• **Stated task**:
All of the data should be repeated exactly; pictures are not part of the copy.
— start of Stored data —
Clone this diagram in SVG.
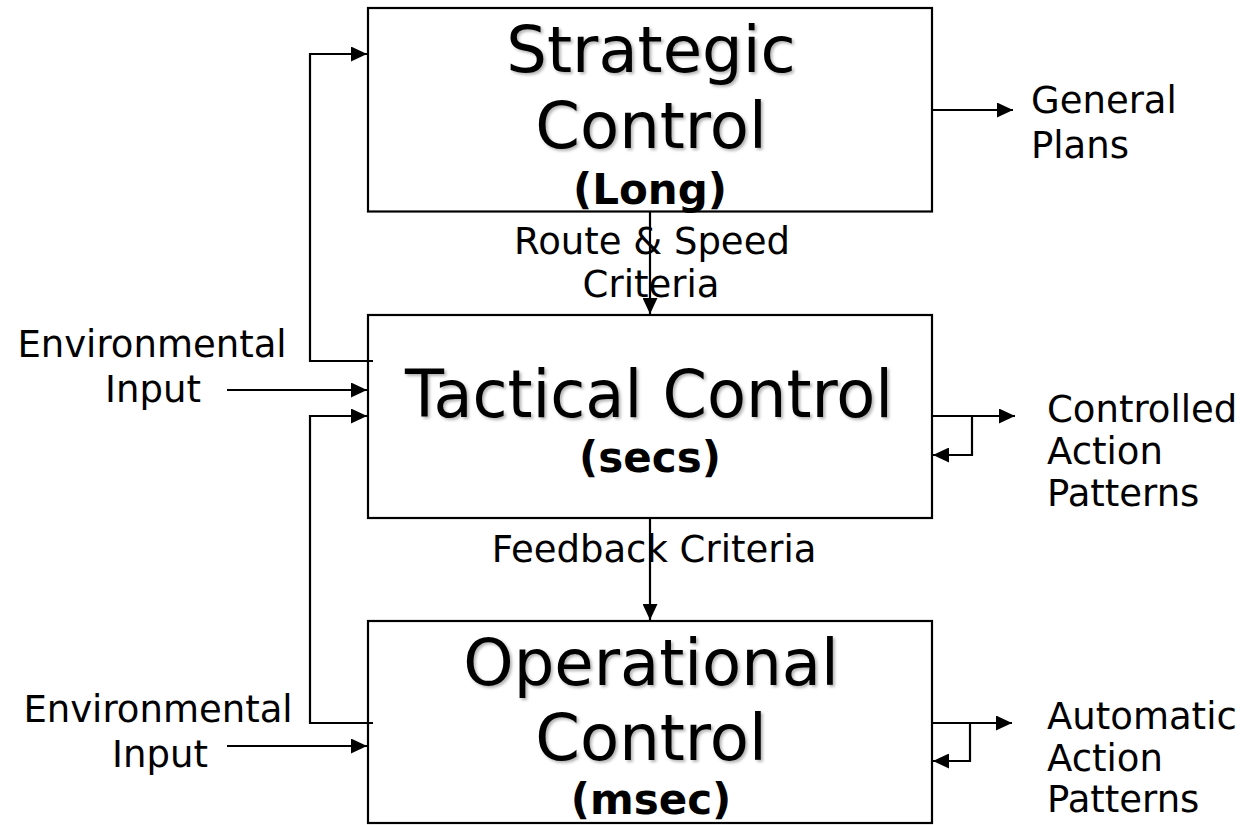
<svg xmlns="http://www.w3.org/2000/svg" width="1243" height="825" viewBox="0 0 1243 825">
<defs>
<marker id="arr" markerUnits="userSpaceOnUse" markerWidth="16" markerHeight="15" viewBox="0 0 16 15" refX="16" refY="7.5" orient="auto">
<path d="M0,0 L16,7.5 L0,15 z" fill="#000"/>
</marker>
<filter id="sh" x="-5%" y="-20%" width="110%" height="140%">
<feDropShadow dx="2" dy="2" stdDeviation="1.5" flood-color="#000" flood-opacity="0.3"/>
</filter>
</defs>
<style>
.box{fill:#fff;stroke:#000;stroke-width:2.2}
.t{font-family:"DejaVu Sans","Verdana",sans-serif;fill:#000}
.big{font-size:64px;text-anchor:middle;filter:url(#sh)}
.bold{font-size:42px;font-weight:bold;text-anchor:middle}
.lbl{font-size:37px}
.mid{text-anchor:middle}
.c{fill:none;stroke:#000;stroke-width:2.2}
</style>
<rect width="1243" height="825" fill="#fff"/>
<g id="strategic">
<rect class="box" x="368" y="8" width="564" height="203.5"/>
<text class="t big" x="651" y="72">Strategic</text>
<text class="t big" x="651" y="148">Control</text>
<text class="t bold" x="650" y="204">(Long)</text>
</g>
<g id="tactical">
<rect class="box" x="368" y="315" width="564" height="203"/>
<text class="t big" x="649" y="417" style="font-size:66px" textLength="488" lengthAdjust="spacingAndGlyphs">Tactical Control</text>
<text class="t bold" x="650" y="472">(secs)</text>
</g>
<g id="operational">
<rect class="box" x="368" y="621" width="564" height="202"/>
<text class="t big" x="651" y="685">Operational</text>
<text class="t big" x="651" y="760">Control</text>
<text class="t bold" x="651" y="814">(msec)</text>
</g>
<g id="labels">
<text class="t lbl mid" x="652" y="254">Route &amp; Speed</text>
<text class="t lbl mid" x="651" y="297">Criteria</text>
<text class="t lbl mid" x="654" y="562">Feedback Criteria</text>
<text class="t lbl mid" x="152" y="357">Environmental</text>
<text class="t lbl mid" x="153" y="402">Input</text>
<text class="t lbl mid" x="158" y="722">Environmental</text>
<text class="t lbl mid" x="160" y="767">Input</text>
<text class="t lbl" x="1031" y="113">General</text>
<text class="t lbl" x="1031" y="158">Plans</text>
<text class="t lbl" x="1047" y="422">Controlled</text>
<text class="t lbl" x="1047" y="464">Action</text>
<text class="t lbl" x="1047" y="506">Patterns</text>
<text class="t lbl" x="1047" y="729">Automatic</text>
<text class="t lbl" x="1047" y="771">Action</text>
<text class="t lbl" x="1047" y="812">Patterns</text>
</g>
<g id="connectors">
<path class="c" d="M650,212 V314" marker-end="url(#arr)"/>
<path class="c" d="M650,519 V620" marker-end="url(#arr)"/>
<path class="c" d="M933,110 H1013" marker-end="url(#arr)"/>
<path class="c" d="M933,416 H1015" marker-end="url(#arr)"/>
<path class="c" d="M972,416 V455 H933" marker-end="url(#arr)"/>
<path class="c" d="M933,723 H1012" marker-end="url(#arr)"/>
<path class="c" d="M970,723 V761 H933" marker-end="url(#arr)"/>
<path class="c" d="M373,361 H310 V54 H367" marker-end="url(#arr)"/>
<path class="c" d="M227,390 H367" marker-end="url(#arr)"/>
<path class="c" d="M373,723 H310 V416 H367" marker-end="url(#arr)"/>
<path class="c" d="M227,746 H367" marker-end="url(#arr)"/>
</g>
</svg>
— end of Stored data —
• **Output for this task**:
Clone this diagram in SVG.
<svg xmlns="http://www.w3.org/2000/svg" width="1243" height="825" viewBox="0 0 1243 825">
<defs>
<marker id="arr" markerUnits="userSpaceOnUse" markerWidth="16" markerHeight="15" viewBox="0 0 16 15" refX="16" refY="7.5" orient="auto">
<path d="M0,0 L16,7.5 L0,15 z" fill="#000"/>
</marker>
<filter id="sh" x="-5%" y="-20%" width="110%" height="140%">
<feDropShadow dx="2" dy="2" stdDeviation="1.5" flood-color="#000" flood-opacity="0.3"/>
</filter>
</defs>
<style>
.box{fill:#fff;stroke:#000;stroke-width:2.2}
.t{font-family:"DejaVu Sans","Verdana",sans-serif;fill:#000}
.big{font-size:64px;text-anchor:middle;filter:url(#sh)}
.bold{font-size:42px;font-weight:bold;text-anchor:middle}
.lbl{font-size:37px}
.mid{text-anchor:middle}
.c{fill:none;stroke:#000;stroke-width:2.2}
</style>
<rect width="1243" height="825" fill="#fff"/>
<g id="strategic">
<rect class="box" x="368" y="8" width="564" height="203.5"/>
<text class="t big" x="651" y="72">Strategic</text>
<text class="t big" x="651" y="148">Control</text>
<text class="t bold" x="650" y="204">(Long)</text>
</g>
<g id="tactical">
<rect class="box" x="368" y="315" width="564" height="203"/>
<text class="t big" x="649" y="417" style="font-size:66px" textLength="488" lengthAdjust="spacingAndGlyphs">Tactical Control</text>
<text class="t bold" x="650" y="472">(secs)</text>
</g>
<g id="operational">
<rect class="box" x="368" y="621" width="564" height="202"/>
<text class="t big" x="651" y="685">Operational</text>
<text class="t big" x="651" y="760">Control</text>
<text class="t bold" x="651" y="814">(msec)</text>
</g>
<g id="labels">
<text class="t lbl mid" x="652" y="254">Route &amp; Speed</text>
<text class="t lbl mid" x="651" y="297">Criteria</text>
<text class="t lbl mid" x="654" y="562">Feedback Criteria</text>
<text class="t lbl mid" x="152" y="357">Environmental</text>
<text class="t lbl mid" x="153" y="402">Input</text>
<text class="t lbl mid" x="158" y="722">Environmental</text>
<text class="t lbl mid" x="160" y="767">Input</text>
<text class="t lbl" x="1031" y="113">General</text>
<text class="t lbl" x="1031" y="158">Plans</text>
<text class="t lbl" x="1047" y="422">Controlled</text>
<text class="t lbl" x="1047" y="464">Action</text>
<text class="t lbl" x="1047" y="506">Patterns</text>
<text class="t lbl" x="1047" y="729">Automatic</text>
<text class="t lbl" x="1047" y="771">Action</text>
<text class="t lbl" x="1047" y="812">Patterns</text>
</g>
<g id="connectors">
<path class="c" d="M650,212 V314" marker-end="url(#arr)"/>
<path class="c" d="M650,519 V620" marker-end="url(#arr)"/>
<path class="c" d="M933,110 H1013" marker-end="url(#arr)"/>
<path class="c" d="M933,416 H1015" marker-end="url(#arr)"/>
<path class="c" d="M972,416 V455 H933" marker-end="url(#arr)"/>
<path class="c" d="M933,723 H1012" marker-end="url(#arr)"/>
<path class="c" d="M970,723 V761 H933" marker-end="url(#arr)"/>
<path class="c" d="M373,361 H310 V54 H367" marker-end="url(#arr)"/>
<path class="c" d="M227,390 H367" marker-end="url(#arr)"/>
<path class="c" d="M373,723 H310 V416 H367" marker-end="url(#arr)"/>
<path class="c" d="M227,746 H367" marker-end="url(#arr)"/>
</g>
</svg>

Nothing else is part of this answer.